En Alemania, Daydream fue proyectada con los insertos
pornográficos, inaugurando los viajes sexuales organizados por japoneses
para disfrutar del visionado de filmes prohibidos en su país.
Daydream fue remendada más veces, incluso de la mano de su
protagonista después del fallecimiento de Takechi. Estas versiones se
formalizaron en una época en la que en el cine mundial estallaban los booms del género fantástico enarbolado por la saga Superman o del de terror aguijoneado por el estreno de El exorcista (The Exorcist, 1973) de William Friedkin.

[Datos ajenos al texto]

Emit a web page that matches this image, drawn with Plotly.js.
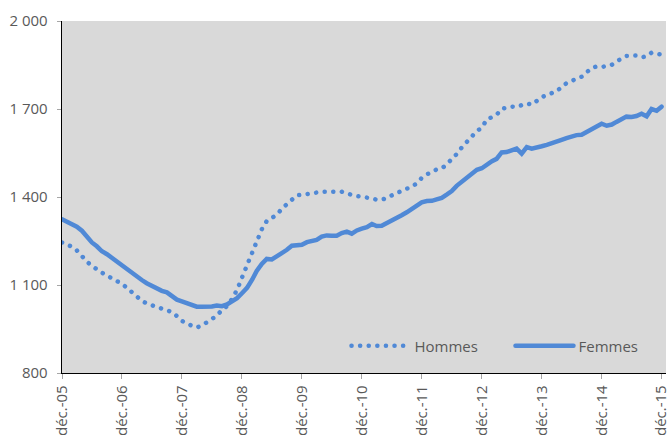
<!DOCTYPE html>
<html>
<head>
<meta charset="utf-8">
<script src="https://cdn.plot.ly/plotly-3.0.1.min.js"></script>
<style>
  html, body { margin: 0; padding: 0; background: #fff; }
  #chart .js-line, #chart .legendlines path { stroke-linecap: round !important; }
</style>
</head>
<body>
<div id="chart" style="width:670px;height:435px;"></div>
<script>
// Monthly values, déc. 2005 -> déc. 2015 (121 months)
const startYear = 2005, startMonth = 12;
const hommes = [
  1245,1238,1230,1218,1198,1180,1165,1152,1142,1132,1122,1116,
  1104,1090,1075,1060,1046,1037,1031,1028,1023,1017,1008,994,
  978,968,960,955,962,972,982,995,1015,1028,1052,1083,
  1125,1170,1207,1250,1290,1318,1328,1339,1360,1375,1393,1406,
  1407,1410,1415,1417,1418,1418,1418,1418,1418,1412,1406,1403,
  1401,1399,1395,1391,1391,1396,1406,1414,1420,1427,1436,1446,
  1465,1477,1487,1494,1498,1510,1530,1546,1569,1588,1610,1625,
  1636,1665,1672,1680,1701,1705,1708,1707,1712,1719,1715,1730,
  1740,1748,1754,1760,1775,1788,1796,1802,1810,1825,1840,1845,
  1843,1847,1851,1862,1872,1881,1882,1882,1876,1880,1892,1888,
  1885
];
const femmes = [
  1324,1316,1309,1299,1285,1265,1245,1232,1215,1205,1192,1180,
  1168,1152,1140,1128,1117,1106,1096,1088,1080,1075,1062,1050,
  1044,1038,1030,1026,1026,1026,1027,1030,1028,1034,1044,1055,
  1072,1090,1118,1148,1172,1189,1187,1197,1208,1220,1234,1236,
  1237,1246,1250,1254,1265,1269,1268,1268,1277,1282,1275,1286,
  1292,1297,1308,1301,1302,1310,1322,1330,1338,1348,1360,1372,
  1382,1386,1387,1392,1397,1408,1420,1438,1453,1468,1483,1493,
  1498,1512,1522,1530,1552,1553,1558,1565,1548,1570,1565,1568,
  1573,1578,1585,1590,1595,1601,1608,1611,1612,1622,1630,1640,
  1650,1643,1647,1656,1666,1674,1673,1676,1684,1675,1700,1694,
  1708
];
const xTickLabels = ['déc.-05','déc.-06','déc.-07','déc.-08','déc.-09','déc.-10',
                     'déc.-11','déc.-12','déc.-13','déc.-14','déc.-15'];
const yTickVals = [800, 1100, 1400, 1700, 2000];

function monthDate(i) {
  const total = (startMonth - 1) + i;
  const y = startYear + Math.floor(total / 12);
  const m = (total % 12) + 1;
  return y + '-' + String(m).padStart(2, '0') + '-01';
}
const dates = hommes.map((_, i) => monthDate(i));
const xTickVals = xTickLabels.map((_, k) => monthDate(12 * k));

const blue = '#5089d6';
const font = 'Open Sans, Noto Sans, sans-serif';

const traces = [
  {
    x: dates, y: hommes, name: 'Hommes', type: 'scatter', mode: 'lines', uid: 'hommes',
    line: { color: blue, width: 4.5, dash: '0.1px,8.5px' }
  },
  {
    x: dates, y: femmes, name: 'Femmes', type: 'scatter', mode: 'lines', uid: 'femmes',
    line: { color: blue, width: 4.5 }
  }
];

const layout = {
  width: 670, height: 435,
  margin: { l: 62, r: 4, t: 21, b: 62, autoexpand: false },
  paper_bgcolor: '#ffffff',
  plot_bgcolor: '#d9d9d9',
  separators: ', ',
  font: { family: font, size: 15, color: '#595959' },
  showlegend: true,
  legend: {
    orientation: 'h',
    x: 0.471, xanchor: 'left',
    y: 0.077, yanchor: 'middle',
    bgcolor: 'rgba(0,0,0,0)',
    font: { family: font, size: 15, color: '#595959' },
    itemwidth: 58,
    entrywidth: 91, entrywidthmode: 'pixels'
  },
  xaxis: {
    type: 'date',
    range: [monthDate(0), '2015-12-28'],
    tickmode: 'array', tickvals: xTickVals, ticktext: xTickLabels,
    tickangle: -90,
    ticklabeloverflow: 'allow',
    ticks: 'outside', ticklen: 5, tickwidth: 1, tickcolor: '#a6a6a6',
    showline: true, linecolor: '#000000', linewidth: 1.3,
    showgrid: false, zeroline: false,
    tickfont: { family: font, size: 15, color: '#595959' }
  },
  yaxis: {
    range: [800, 2000],
    tickmode: 'array', tickvals: yTickVals,
    separatethousands: true,
    ticks: 'outside', ticklen: 4, tickwidth: 1, tickcolor: '#a6a6a6',
    ticklabelstandoff: 6,
    showline: true, linecolor: '#000000', linewidth: 1.3,
    showgrid: false, zeroline: false,
    tickfont: { family: font, size: 15, color: '#595959' }
  }
};

Plotly.newPlot('chart', traces, layout, { displayModeBar: false, staticPlot: true });
</script>
</body>
</html>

Takechi moriría el 26 de julio de 1988 sin haber sido recompensado por su
aportación a la lucha contra la represión artística, asimismo poco antes
de que Japón se convirtiese para cierta parte de los occidentales en
una especie de putiferio de colores y en el país que, ya en nuestros días, cuenta con la industria pornográfica más poderosa del planeta.